Guerra Fría, postguerra, la Centroeuropa de las ruinas, los pasados oscuros y las fuerzas de ocupación. Sumado todo ello, el resultado es Marlene Dietrich, rabiosamente alemana y aún más rabiosamente antinazi, lo que le costó el rechazo de buena parte de sus compatriotas empeñados en fingir que el III Reich había sido la obra personal de media docena de fanáticos guiados por un loco. El tópico manda mencionar su Lili Marleen, una emotiva canción sobre las penas universales de los soldados y sus amantes, que no acabo de tragar desde que me enteré de que era la canción favorita de aquel neonazi bendecido por la CIA que se llamó Augusto Pinochet. A mí me sorprendió especialmente su papel en Testigo de cargo, una película de final sorprendente, junto a un Charles Laughton que no tenía suerte a la hora de esconder los habanos de la mirada inquisitiva de su enfermera.

La Dietrich, la Hayworth… y Marilyn. Sin más. Como decía el pobre Fabián Confurco, el de los Relejes, que era un campesino con retranca del pueblo de mi abuela Pepucha, que en paz descanse, Habría valido la pena ser un Kennedy, con tal de haberse pasado por la piedra a Marilyn. Pobre Marilyn... pero no descenderemos al terreno de lo personal. Quedémonos con tres o cuatro secuencias. Esa Niágara, con los minutos finales al borde del abismo espumoso, la alejaron de los papeles de chica tonta que más adelante se vio obligada a desempeñar, acorde con el estereotipo de rubia-boba que pedían los años y las costumbres. De La tentación vive arriba recuerdo el momento mágico… no, ése no, ése vino después, con la edad adulta, el momento mágico que recuerdo es cuando Marilyn abre una trampilla en el techo del piso de su vecino, a quien la Wikipedia identifica como Tom Ewell, corrigiendo mi memoria que le atribuía el papel de rodríguez torturado a Glenn Ford. Otra escena, de las finales, que mi mente infantil tardó en asimilar: cuando el vecino sale corriendo de la casa, alguien le pregunta quién es esa rubia y él responde algo así como Mi vecina, ¿quién quieres que sea, Marilyn Monroe? Un guiño al espectador que pienso que se adelantó a su época; es más propio de la nuestra, plagada de cameos y de referencias metacinematográficas, si me permiten el palabro.
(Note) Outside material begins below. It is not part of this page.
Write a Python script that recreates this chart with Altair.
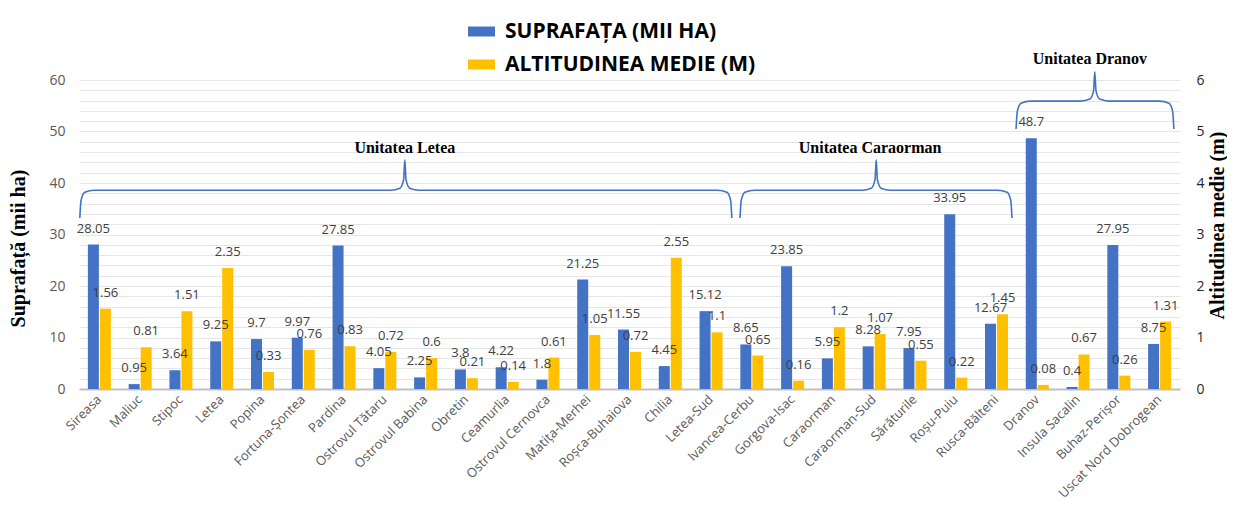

Aunque la mejor referencia metaetcétera -y ya que me han dado la mano me voy a tomar el brazo-, es la de F. Murray Abraham, conocido ya para siempre como Salieri, a quien Arnold Schwarzenegger increpa, en una película: ¡Tú mataste a Mozart! Al menos, es la que a mí me hace más gracia, y ya les advertí de que estos párrafos no pretenden ser nada más que mi homenaje parcial a las estrellas del Hollywood que vi en la pequeña pantalla, tumbado en un sillón con la familia, y muchas veces yéndome a acostar a media película, porque a mí, a partir de las once de la noche, me entra el sueño. Son casi ya; hasta otro momento, respetados lectores.